Dear Diary by Iza87

Diary: August Arcadia


I know anyone reading this will be pretty familiar with outbursts such as this, but it needs saying: holy crap, you guys, I love games.

Emerging from the contracting sphincter of a severe Mass Effect binge initially left me a little unsure of what to do and where to go. Delving so deep into one game or series for so long clearly left me a little disassociated from, well, things that worked differently. But fortunately I recovered quickly. I’ve played quite a bit lately!

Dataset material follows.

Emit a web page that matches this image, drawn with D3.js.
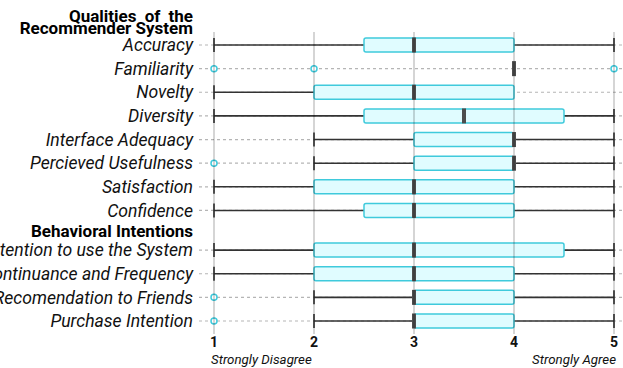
<!DOCTYPE html>
<html lang="en">
<head>
<meta charset="utf-8">
<title>Recommender evaluation</title>
<script src="https://cdnjs.cloudflare.com/ajax/libs/d3/7.8.5/d3.min.js"></script>
<style>
  body { margin: 0; background: #fff; }
  svg { display: block; font-family: Roboto, "Noto Sans", sans-serif; }
  .row-label { font-size: 17.6px; font-style: italic; fill: #111; }
  .group-title { font-size: 17px; font-weight: bold; fill: #000; }
  .tick-label { font-size: 14px; font-weight: bold; fill: #111; }
  .end-label { font-size: 13.3px; font-style: italic; fill: #111; }
</style>
</head>
<body>
<div id="chart"></div>
<script>
// rows, top group first, then the behavioural group
const categories = [
  "Accuracy", "Familiarity", "Novelty", "Diversity",
  "Interface Adequacy", "Percieved Usefulness", "Satisfaction", "Confidence",
  "Intention to use the System", "Continuance and Frequency",
  "Recomendation to Friends", "Purchase Intention"
];
const groupOf = [0, 0, 0, 0, 0, 0, 0, 0, 1, 1, 1, 1];
// five number summary per row (null = no whisker)
const mins    = [1, null, 1, 1, 2, 2, 1, 1, 1, 1, 2, 2];
const q1s     = [2.5, 4, 2, 2.5, 3, 3, 2, 2.5, 2, 2, 3, 3];
const medians = [3, 4, 3, 3.5, 4, 4, 3, 3, 3, 3, 3, 3];
const q3s     = [4, 4, 4, 4.5, 4, 4, 4, 4, 4.5, 4, 4, 4];
const maxs    = [5, null, 4, 5, 5, 5, 5, 5, 5, 5, 5, 5];
const outliers = [[], [1, 2, 5], [], [], [], [1], [], [], [], [], [1], [1]];
const ticks = [1, 2, 3, 4, 5];
const scaleEnds = ["Strongly Disagree", "Strongly Agree"];

const width = 623, height = 368;
const groupGap = 16;
const boxH = 14;

const svg = d3.select("#chart").append("svg")
  .attr("width", width).attr("height", height);

const x = d3.scaleLinear().domain([1, 5]).range([214, 614]);
const yBase = d3.scalePoint().domain(categories).range([45, 305]);
const y = (name) => yBase(name) + groupOf[categories.indexOf(name)] * groupGap;

const rows = categories.map((c, i) => ({
  name: c, min: mins[i], q1: q1s[i], med: medians[i], q3: q3s[i], max: maxs[i], out: outliers[i]
}));

// dashed row guides
svg.append("g").selectAll("line").data(rows).join("line")
  .attr("x1", 199).attr("x2", width)
  .attr("y1", d => y(d.name)).attr("y2", d => y(d.name))
  .attr("stroke", "#b5b5b5").attr("stroke-width", 1.2)
  .attr("stroke-dasharray", "3,3");

// row labels
svg.append("g").selectAll("text").data(rows).join("text")
  .attr("class", "row-label")
  .attr("x", 193).attr("y", d => y(d.name))
  .attr("dy", "0.35em").attr("text-anchor", "end")
  .text(d => d.name);

// group titles
svg.append("text").attr("class", "group-title")
  .attr("x", 193).attr("y", 22).attr("text-anchor", "end")
  .attr("word-spacing", "4px").text("Qualities of the");
svg.append("text").attr("class", "group-title")
  .attr("x", 193).attr("y", 34).attr("text-anchor", "end")
  .text("Recommender System");
svg.append("text").attr("class", "group-title")
  .attr("x", 193).attr("y", 237).attr("text-anchor", "end")
  .text("Behavioral Intentions");

const boxes = svg.append("g").selectAll("g").data(rows).join("g")
  .attr("transform", d => `translate(0,${y(d.name)})`);

// whiskers
boxes.filter(d => d.min !== null && d.min < d.q1).append("line")
  .attr("x1", d => x(d.min)).attr("x2", d => x(d.q1))
  .attr("stroke", "#333").attr("stroke-width", 1.6);
boxes.filter(d => d.max !== null && d.max > d.q3).append("line")
  .attr("x1", d => x(d.q3)).attr("x2", d => x(d.max))
  .attr("stroke", "#333").attr("stroke-width", 1.6);
boxes.filter(d => d.min !== null && d.min < d.q1).append("line")
  .attr("x1", d => x(d.min)).attr("x2", d => x(d.min))
  .attr("y1", -boxH / 2).attr("y2", boxH / 2)
  .attr("stroke", "#333").attr("stroke-width", 1.6);
boxes.filter(d => d.max !== null && d.max > d.q3).append("line")
  .attr("x1", d => x(d.max)).attr("x2", d => x(d.max))
  .attr("y1", -boxH / 2).attr("y2", boxH / 2)
  .attr("stroke", "#333").attr("stroke-width", 1.6);

// boxes
boxes.filter(d => d.q3 > d.q1).append("rect")
  .attr("x", d => x(d.q1)).attr("width", d => x(d.q3) - x(d.q1))
  .attr("y", -boxH / 2).attr("height", boxH)
  .attr("rx", 2)
  .attr("fill", "#e0fcff").attr("stroke", "#3fcadc").attr("stroke-width", 1.5);

// medians
boxes.append("rect")
  .attr("x", d => x(d.med) - 2)
  .attr("width", 4)
  .attr("y", -boxH / 2 - 0.5).attr("height", boxH + 1)
  .attr("fill", "#4d4d4d");

// outliers
boxes.selectAll("circle").data(d => d.out).join("circle")
  .attr("cx", d => x(d)).attr("cy", 0).attr("r", 3)
  .attr("fill", "#fff").attr("stroke", "#3fcadc").attr("stroke-width", 1.5);

// vertical grid drawn on top, semi transparent
svg.append("g").selectAll("line").data(ticks).join("line")
  .attr("x1", d => x(d)).attr("x2", d => x(d))
  .attr("y1", 32).attr("y2", 334)
  .attr("stroke", "rgba(0,0,0,0.22)").attr("stroke-width", 1.5);

// tick labels
svg.append("g").selectAll("text").data(ticks).join("text")
  .attr("class", "tick-label")
  .attr("x", d => x(d)).attr("y", 347)
  .attr("text-anchor", "middle")
  .text(d => d);

svg.append("text").attr("class", "end-label")
  .attr("x", 211).attr("y", 364).text(scaleEnds[0]);
svg.append("text").attr("class", "end-label")
  .attr("x", 616).attr("y", 364).attr("text-anchor", "end").text(scaleEnds[1]);
</script>
</body>
</html>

First on the list was Prototype 2, the 360 on demand version of which popped up on sale not long ago. I’ve been meaning to play this for some time as I really enjoyed its 2009 predecessor, but I’d heard the PC port was dreadful. Happily, the 360 version is a lot of fun, ticking all the funboxes the first one did. Yes, its writing is embarrassingly/hilariously juvenile (delete as appropriate) but its sandbox world traversal is still only really beaten by Saint’s Row IV, and despite that terrible writing the setting is still one I enjoy exploring and playing within. Even the lack of variation in the mission design is forgiveable thanks to the simple fun of its combat engine and flexible power system. Hell, I devoted time to acquiring achievements! That’s not something I’ve done in a while.

I’ve also been enjoying the very-recently-released Satellite Reign, which Kickstarter I backed. It’s a worthy successor to Syndicate and Syndicate Wars, which… well, no one seems to have really tried. There was that FPS I never played which just used the name and a pair of wonky mirrorshades, and there was Darwinia‘s squad, and… what?

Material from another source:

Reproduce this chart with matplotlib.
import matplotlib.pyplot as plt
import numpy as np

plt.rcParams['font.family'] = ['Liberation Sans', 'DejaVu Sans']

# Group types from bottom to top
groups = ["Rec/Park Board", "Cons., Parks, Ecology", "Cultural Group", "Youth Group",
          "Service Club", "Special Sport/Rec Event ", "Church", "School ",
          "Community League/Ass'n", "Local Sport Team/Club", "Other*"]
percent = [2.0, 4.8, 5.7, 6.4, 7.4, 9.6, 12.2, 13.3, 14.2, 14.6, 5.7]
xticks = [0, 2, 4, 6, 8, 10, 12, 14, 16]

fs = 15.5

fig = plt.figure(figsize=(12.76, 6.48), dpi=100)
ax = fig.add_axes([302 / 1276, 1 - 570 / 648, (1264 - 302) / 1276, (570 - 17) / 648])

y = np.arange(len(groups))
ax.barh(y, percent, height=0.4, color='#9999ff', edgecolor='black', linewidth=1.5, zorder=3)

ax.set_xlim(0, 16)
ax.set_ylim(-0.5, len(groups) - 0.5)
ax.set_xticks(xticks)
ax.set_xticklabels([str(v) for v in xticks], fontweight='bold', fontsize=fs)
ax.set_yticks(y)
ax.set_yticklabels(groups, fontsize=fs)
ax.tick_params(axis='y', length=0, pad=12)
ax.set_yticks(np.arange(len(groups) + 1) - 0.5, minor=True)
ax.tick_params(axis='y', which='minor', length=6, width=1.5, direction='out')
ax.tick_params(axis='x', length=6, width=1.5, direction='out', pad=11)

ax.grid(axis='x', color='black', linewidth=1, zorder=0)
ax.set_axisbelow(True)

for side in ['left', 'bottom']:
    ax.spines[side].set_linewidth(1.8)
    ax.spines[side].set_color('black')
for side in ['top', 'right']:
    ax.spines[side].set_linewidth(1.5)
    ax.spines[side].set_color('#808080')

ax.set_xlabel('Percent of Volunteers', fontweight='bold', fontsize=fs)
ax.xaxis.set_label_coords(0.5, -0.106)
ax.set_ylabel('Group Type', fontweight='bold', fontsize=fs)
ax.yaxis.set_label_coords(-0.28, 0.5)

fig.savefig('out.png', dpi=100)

I’m not yet sure what I have to contribute about Satellite Reign beyond that I’m enjoying it. I can’t argue with Richard Cobbett when he says the game’s open world isn’t reactive beyond the moment to moment, but I’m with Quinns when he extols the fun that can be had with situations whether they unfold according to plan or dissolve into chaos. It’s got some issues – for heaven’s sake, if you’re going to do Relic-style sticky cover in your RTS game, allow a directional click and drag for cover placement so everyone is actually in cover - and could be a better game, but it’s still a bloody good one.

I also caved and pre-ordered a Steam controller. I had been on the fence about these devices, wanting to see reviews of the final hardware before I bit, but when an offer came up with a free copy of Rocket League, well…

I’ve nothing to say about the controller yet, beyond that buying it goes some way towards proving some of the lessons in behavioural economics imparted in Dan Ariely’s Predictably Irrational, which I’ve recently been reading. But Rocket League… hell, everyone was right. This game is bloody fantastic. Does, er… does anyone want to try and set up an Arcadian Rhythms match? Can we do cross-platform private games yet? God, I hope so.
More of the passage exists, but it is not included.